One of the major achievements of the Uruguay Round of the General Agreement on Tariffs and Trade (GATT) was that it defined a subsidy for the first time in any multilateral trade agreement. Subsidies have long been recognised as a distortion of "free trade", and several attempts have been made at eliminating them. The basic assumption underlying the campaign against subsidies is that they skew the playing field, and tit-for-tat subsidies hamper trade.The Agreement on Subsidies and Countervailing Measures (SCM) divides subsidies into three categories-prohibited, actionable, and non-actionable. Export subsidies and subsidies for use of domestic goods over imported goods are prohibited. Non-actionable subsidies, which attract no penalties, are of three kinds-for R&D, for regional development, and for adapting to new environmental requirements. Actionable subsidies cover all other subsidies, which, although not prohibited, cause injury to WTO members.
Developing countries like India with a per capita income of less than $1,000 per annum, and least developed countries have special treatment under Article 27 of the SCM.
Under the provisions of this Article, the prohibition on export subsidies does not apply. Countries like India had five years (till January 1, 2000) to phase out import substitution subsidies. If a country like India attains export competitiveness (defined as existing if a country's exports of a product reaches a share of 3.25 per cent of world trade for that product for two consecutive years) then it will get eight years to phase out export subsidies on such products. Countries affected will also have to prove that serious prejudice exists through imports from developing countries-there will not be the usual presumption of serious prejudice if subsidies greater than 5 per cent ad valorem are granted.
Why do we need special and differential treatment for developing countries? Simply put, to ensure a level playing field. In a country like India, for example, power costs for industry are very high, the cost of credit is high, infrastructure is poor, and technology is often second-hand. In many cases, subsidies merely level the playing field for exporters.

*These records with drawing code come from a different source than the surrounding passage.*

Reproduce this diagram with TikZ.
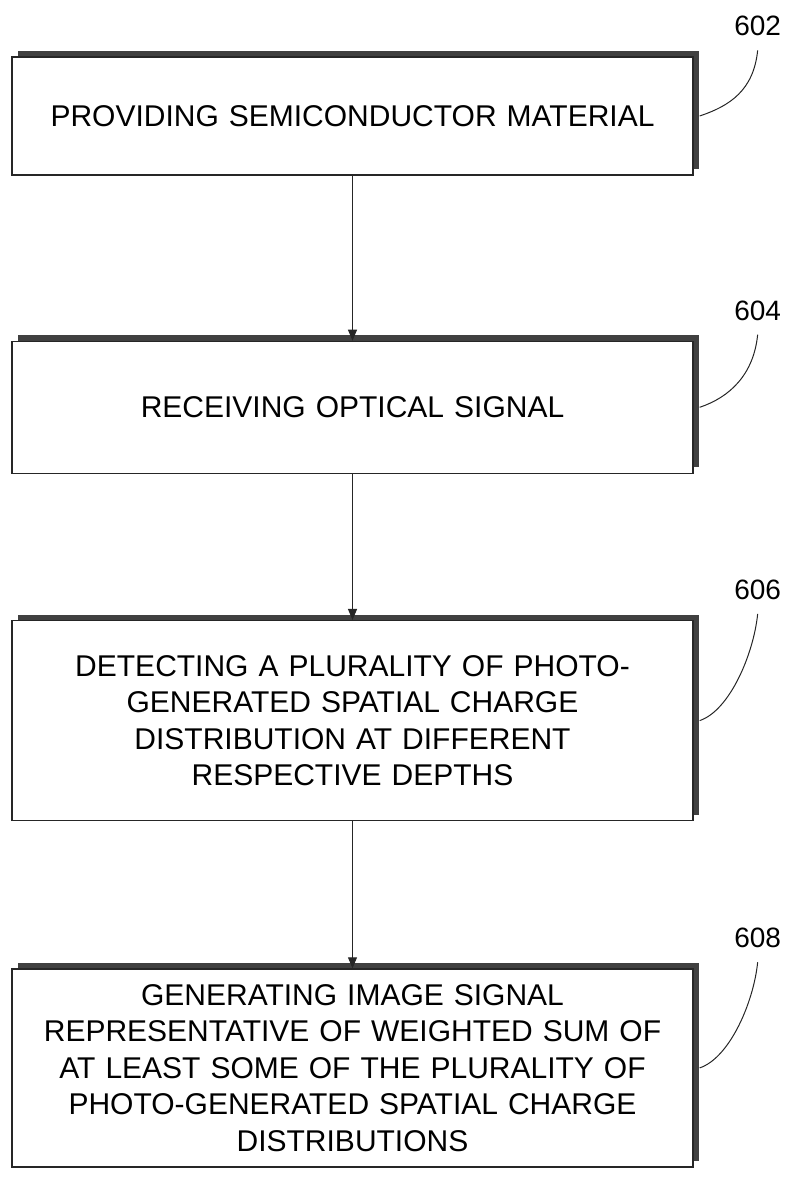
\documentclass[tikz,border=0pt]{standalone}
\usepackage{fontspec}
\setmainfont{Liberation Sans}
\usetikzlibrary{arrows.meta,positioning,shadows,calc}

\begin{document}
\begin{tikzpicture}[x=1pt,y=1pt,node distance=146pt,
  every node/.style={font=\fontsize{30}{36.5}\selectfont},
  stepbox/.style={draw=black!85,line width=1.3pt,fill=white,minimum width=681pt,
    text width=670pt,align=center,inner sep=0pt,
    drop shadow={shadow xshift=6pt,shadow yshift=6pt,fill=black!75,opacity=1}},
  refnum/.style={inner sep=2pt,font=\fontsize{28}{28}\selectfont},
  ar/.style={-{Triangle[length=11pt,width=9pt]},line width=1.1pt,black!85},
  lead/.style={line width=1pt,black!85}]
\useasboundingbox (0,0) rectangle (793,-1189);

% process steps
\node[stepbox,minimum height=118pt] (prov) at (352.5,-116) {PROVIDING SEMICONDUCTOR MATERIAL};
\node[stepbox,minimum height=132pt,below=165pt of prov] (recv) {RECEIVING OPTICAL SIGNAL};
\node[stepbox,minimum height=200pt,below=of recv] (detect) {DETECTING A PLURALITY OF PHOTO-\\
  GENERATED SPATIAL CHARGE\\ DISTRIBUTION AT DIFFERENT\\ RESPECTIVE DEPTHS};
\node[stepbox,minimum height=198pt,below=147pt of detect] (gen) {GENERATING IMAGE SIGNAL\\
  REPRESENTATIVE OF WEIGHTED SUM OF\\ AT LEAST SOME OF THE PLURALITY OF\\
  PHOTO-GENERATED SPATIAL CHARGE\\ DISTRIBUTIONS};

% reference numerals with their leaders
\foreach \n/\num in {prov/602, recv/604, detect/606, gen/608}{
  \node[refnum,anchor=south] (n\num) at ($(\n.north east)+(64,18)$) {\num};
  \draw[lead] ([xshift=6pt]\n.east) .. controls +(30,10) and +(-4,-40) .. ([yshift=-12pt]n\num.south);
}

\draw[ar] (prov)--(recv); \draw[ar] (recv)--(detect); \draw[ar] (detect)--(gen);
\end{tikzpicture}
\end{document}
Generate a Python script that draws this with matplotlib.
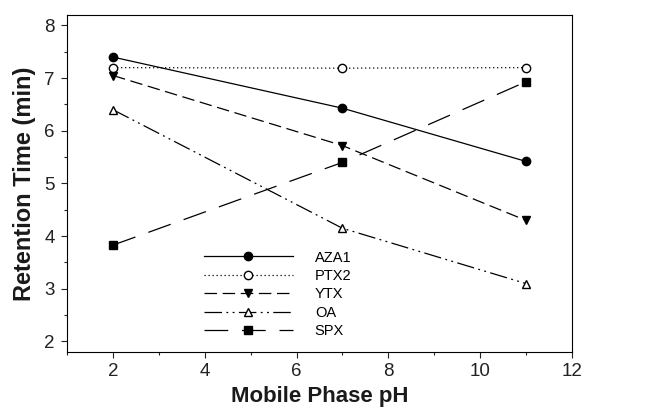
import numpy as np
import matplotlib.pyplot as plt
from matplotlib.ticker import MultipleLocator

plt.rcParams['font.family'] = ['Liberation Sans', 'DejaVu Sans']

# data
ph = [2, 7, 11]
aza1 = [7.40, 6.43, 5.42]
ptx2 = [7.20, 7.19, 7.20]
ytx = [7.05, 5.72, 4.30]
oa = [6.40, 4.15, 3.10]
spx = [3.83, 5.40, 6.93]

fig = plt.figure(figsize=(6.46, 4.11), dpi=100)
ax = fig.add_axes([0.104, 0.1436, 0.781, 0.82])

ms = 6
ax.plot(ph, aza1, color='black', lw=0.9, ls='-', marker='o', ms=ms, label='AZA1')
ax.plot(ph, ptx2, color='black', lw=0.9, ls=(0, (1, 2.2)), marker='o', ms=ms,
        mfc='white', label='PTX2')
ax.plot(ph, ytx, color='black', lw=0.9, ls=(0, (10, 4.5)), marker='v', ms=ms, label='YTX')
ax.plot(ph, oa, color='black', lw=0.9, ls=(0, (14, 3.5, 1.5, 3.5, 1.5, 3.5)), marker='^',
        ms=ms, mfc='white', label='OA')
ax.plot(ph, spx, color='black', lw=0.9, ls=(0, (19, 11)), marker='s', ms=ms, label='SPX')

ax.set_xlim(1, 12)
ax.set_ylim(1.8, 8.2)
ax.xaxis.set_major_locator(MultipleLocator(2))
ax.xaxis.set_minor_locator(MultipleLocator(1))
ax.yaxis.set_major_locator(MultipleLocator(1))
ax.yaxis.set_minor_locator(MultipleLocator(0.5))
ax.tick_params(which='both', direction='out', labelsize=13.5, width=0.8,
               colors='#222222')
ax.tick_params(which='major', length=4)
ax.tick_params(which='minor', length=2.5)
ax.tick_params(axis='x', pad=4)
ax.tick_params(axis='y', pad=5)
for s in ax.spines.values():
    s.set_linewidth(0.8)

ax.set_xlabel('Mobile Phase pH', fontsize=16, fontweight='bold', labelpad=4,
              color='#1a1a1a')
ax.set_ylabel('Retention Time (min)', fontsize=17, fontweight='bold', labelpad=6,
              color='#1a1a1a')

ax.legend(loc='upper left', bbox_to_anchor=(0.245, 0.34), frameon=False,
          numpoints=1, handlelength=6.1, fontsize=10.5, labelspacing=0.3,
          handletextpad=1.5)

fig.savefig('out.png', dpi=100)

Prima facie, it would seem that the Uruguay Round has recognised the handicaps from which developing countries suffer, and have made amends by way of special and differential treatment. But the Round made the rules on subsidies more stringent, and developing countries were persuaded to come on board only by holding out the hope that their concerns would be addressed.
That has not happened, and in fact, in India's case, its DEPB, Section HHC and export-financing rates of interest have been proved to be WTO incompatible. In any case, although export subsidies are not prohibited for India, they can be subjected to countervailing duty. This negates the effect of the concession.
Consider, by way of contrast, the subsidy given on R&D. After Clinton's election in 1992, his administration advocated a partnership with industry in order to develop strategic technologies. Subsidies for R&D were therefore made non-actionable. This is what UNCTAD has to say about it, "a high degree of flexibility is given to governments as regards subsidies for research and technology development, such that governments that can afford it are free to enhance their international competitiveness in exports that depend on technological advances. The results are then protected through the Agreement on Trade-related Intellectual Property Rights (TRIPS) and become the basis for market-penetration by the country concerned - either directly through trade or through foreign direct investment. More generally, WTO members whose firms are on the "cutting edge" of technology are quick to take advantage of the system to "lock in" their competitive edge by ensuring that markets remain open to the products of thosetechnologies."
So what's the remedy? The Millennium Round offers an opportunity for developing countries, including India, to put forward their case for fair trade.
The first priority should be to expand the list of non-actionable subsidies. We should try and include measures such as the provision of cheap finance, subsidy for diversification of the market, subsidies for market development. Alternatively, we can demand the inclusion of a clause which says that new inventions that are the product of non-actionable R&D subsidies should be made freely available to all countries.
An effort should be made to make exports from export processing zones and free trade zones outside the purview of the SCM. Subsidies for import substitution should be made non-actionable. Concessional credit for exports should not be seen as a subsidy so long as it is at rates above LIBOR. Subsidies which are allowed under the provisions of Article 27 providing special and differential treatment for developing countries should be made non-countervailable.
To garner support among developing countries, India may take the stand that the absolute limit of per capita income of $1,000 per annum be replaced by a measure which is a proportion of the average per capita income of the developed countries. This would underline the fact that the level of development is a relative concept.
The de minimis level below which countervailing duties may not be imposed on developing countries is currently 4 per cent. That means that the volume of subsidised imports can be up to 4 per cent of the total imports of the product, provided imports from developing countries as a whole are cumulatively not more than 9 per cent of total imports of the product. The de minimis level needs to be raised to 7 per cent, irrespective of the cumulative amount imported from developing countries.
Developing countries should be allowed to offset the effect of domestic taxes on export products. In order to discourage frivolous complaints. compensation should be paid to a developing country against whom countervailing action or a dispute has been wrongfully initiated. And lastly, in order to ensure fair access to legal redress, developing countries should be provided with legal help, information and advice by the WTO secretariat to enable them to effectively defend their positions. That is a long enough wish-list to arm ourselves with for the Seattle summit.